Sorry, Billy. We’re greedy that way.

 

IMPORTANT SAFETY TIP, PEOPLE: Nothing too weird (believe it or not). They just ask that you check any bags you have at the front desk. No charge. They’ll have ‘em ready for you when you’re ready to leave.

 

PARKING: Tricky. This is Bar Covell, this is Umami Los Feliz all over again. Parking along this part of Hollywood Blvd. is a bit difficult. We’re talking either Meters or Valet.

Parking for Wacko / Soap Plant / La Luz de Jesus Gallery means that the Meters are a bit of a crap shoot. You’d best get there as close to 6:00 (or whenever the meters expire) in order to snag yourself a space. The longer you wait, the further rand further away from Wacko / Soap Plant / La Luz de Jesus Gallery you might find yourself. Which is not too bad. It’s a nice neighborhood, but this part of Hollywood Blvd. is busy and crossing the street to get to the other side might make you feel you’re playing a live action version of Frogger.

Short of that, you can try the Valet in front of Bar Covell. After all, Wacko does not serve food, and you might be in the mood for a bite. You need a spot to read that new book in after all. I managed to get myself a Metered space that night, and didn’t get a chance to check the price, but the Valet is there.

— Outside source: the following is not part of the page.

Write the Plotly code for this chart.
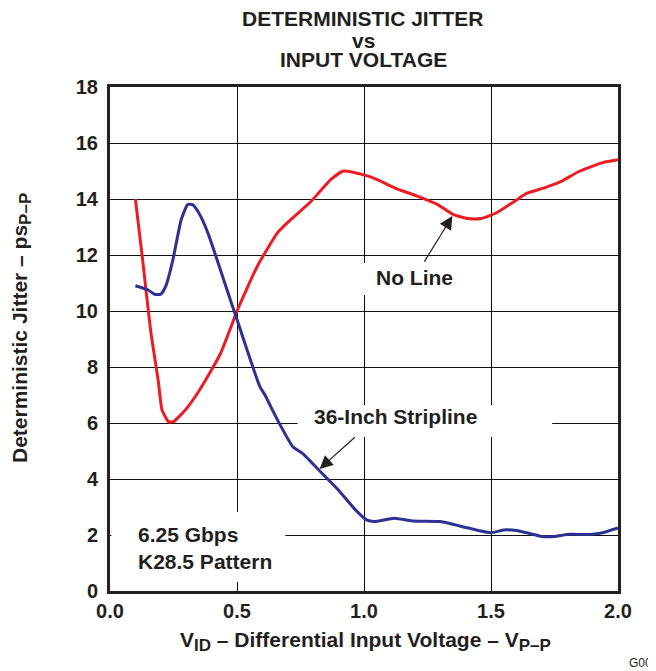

Failing both for those…well…you could try the Chase Bank a couple doors down from Bar Covell. After 6pm the branch is closed. I don’t know if the Valet Service is using it, but it serves as a paid lot at night, with one of those unmanned boxes to dump your money into. I’m not sure how it works. I’m not sure who’s minding it. I’m not even sure someone is collecting the money, but…it’s an option.

 

MAP DIRECTIONS:
Wacko / Soap Plant / La Luz de Jesus Gallery
4633 Hollywood Blvd
Los Angeles CA 90027

Tel: (323) 663-0122

Hours:
Monday to Wednesday: 11:00am to 7:00pm
Thursday to Saturday: 11:00am to 9:00pm
Sunday: 12:00pm to 6:00pm (7:00pm for Wacko, Subject to early closure–please call ahead.)